Kavita Berger, a molecular biologist and a project director at the Center for Science, Technology and Security Policy, said the briefing held at AAAS headquarters is part of the association's on-going mission to bring scientists, media, and the public together for discussions on national security and defense.
"Now, more than ever, we need novel, out-of-the-box thinking to help characterize the security problems and identify possible solutions for overcoming them," said Berger. "This can only be done by bringing together scientists and experts from other fields into national security discussions."
While Sagarin applauded the DARPA competition for its organization allowing teams to identify and build upon previous difficulties, he was highly critical of the federal government's decision in 2002 to "bury" the Federal Emergency Management Agency (FEMA) within the newly created Department of Homeland Security.
Referring to FEMA's response to Hurricane Katrina as "the first major post-9/11 test of [the Department of] Homeland Security" and "a failure," Sagarin said that FEMA's relocation into another department might have affected its response because it lost its ability to make rapid, on-the-ground decisions.
Sagarin said that an organization like FEMA that operates in complex and situation-diverse environments clearly benefits from having autonomy to perform its services with less central authority or management from above. A biological example of this system, he continued, is the human immune system.
While the different mechanisms within the immune system—white blood cells, immunomodulators, mucus membranes, for example—all work toward the overall goal of repelling harmful agents, each can act independently of each other.

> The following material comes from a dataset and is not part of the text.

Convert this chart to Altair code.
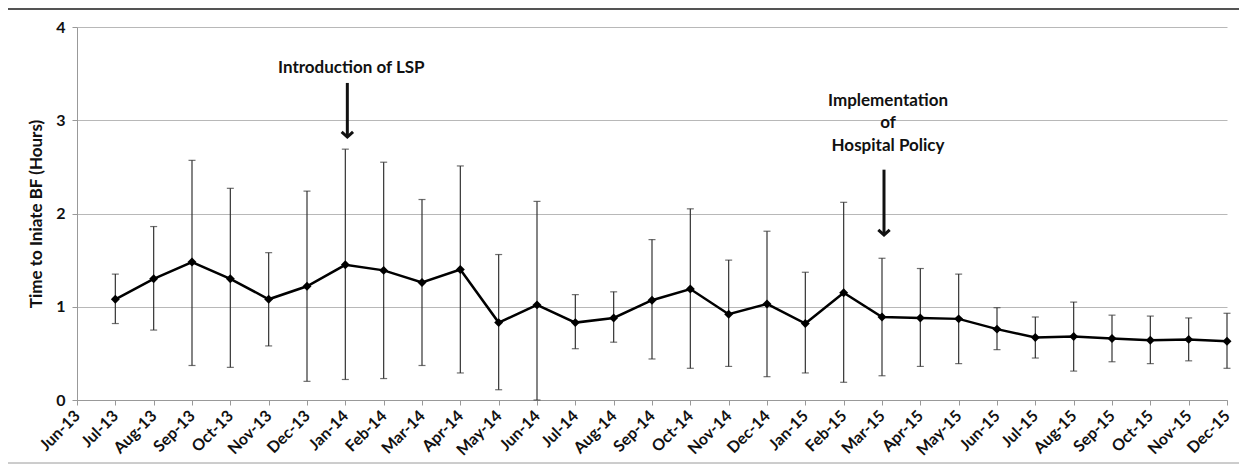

In addition, Sagarin said that the Transportation Security Administration's (TSA) policy of publicly identifying carry-on baggage restrictions is misguided because helps people "find ways around the security regulations."
If passengers cannot board a plane carrying bottles containing more than 3 ounces of liquid, he asked, "what prevents someone from dividing the liquids into two smaller containers?"
Sagarin said that while organisms tend to improve their security by increasing uncertainty for its enemies, the TSA's regulations do the exact opposite by providing terrorists with a "security playbook."
A more effective policy for the TSA, he said, would be to increase investment in behavioral analysis at airports. Through these programs, he said, experts can identify passengers who appear to display extreme nervousness or have peculiar responses to simple questioning.
While behavioral analysis might result in flagging people who are not terrorists but rather just nervous about flying, for example, Sagarin said it might be possible to improve the process to lessen the false positives.
Sagarin added that the nation should stop "declaring war on risk" and learn to adapt to living in a society with danger. Organisms have lived with risk for billions of years, he said, and those who "are around today learned to adapt to it."